Terry Moe, a professor at Stanford University and author of Special Interest: Teachers Unions and America’s Public Schools, wrote an op-ed for CNN similarly arguing that the strike—and collective bargaining in general—is harmful to Chicago’s school children.

“The purpose of the Chicago school system—and of the American school system more generally—is to educate children,” Moe wrote. “The way to assess collective bargaining is not to ask whether it works to bring labor peace. It is to ask whether it promotes the interest of children in a quality education. And the answer to that question is no, it does not. Not even remotely.”

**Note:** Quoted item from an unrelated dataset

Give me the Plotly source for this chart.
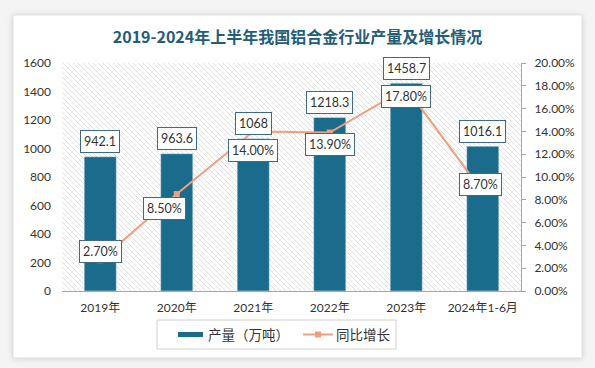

Education historian Diane Ravitch argued last week on NPR, though, that the strike was a way to ultimately help children. “I think the union has a vision of a school system that has the kind of resources where children get what they actually need,” she said on The Diane Rehm Show Wednesday. “[The strike] has to do with all the specific issues, but with a larger vision of what’s the best kind of education for children.”

Teachers union members across the country have thrown their support behind their striking peers. Emanuel pointed to the Boston Teachers Union, which recently finished its own tense negotiations over a new evaluation system without striking, as an example the Chicago union should follow.

In response, the Boston union took out a full-page ad in the Chicago Sun-Times to publish a letter to Emanuel. “Thank you for mentioning our contract settlement, which came about as a result of a mutually respectful conversation between the parties,” the union wrote. “Perhaps you can learn from us—and begin to treat your own teaching force with the same respect.”

Saturday, teachers from Wisconsin, Minnesota and other states came to Chicago to lend their support to teachers in a rally.

And the union says it’s receiving a great deal of parental support as well. A poll released last week found that 55.5 percent of parents supported the union’s decision to go on strike, while 40 percent opposed it.

For other parents, frustration grew as the week went on. “Our kids were being used as leverage,” Chicago parent Humberto Ramirez told The Chicago Tribune. “I certainly don’t begrudge any benefits of salaries the [teachers union] has been able to negotiate, but [they] put so many people in a terrible inconvenience simply because they have this grand union agenda.”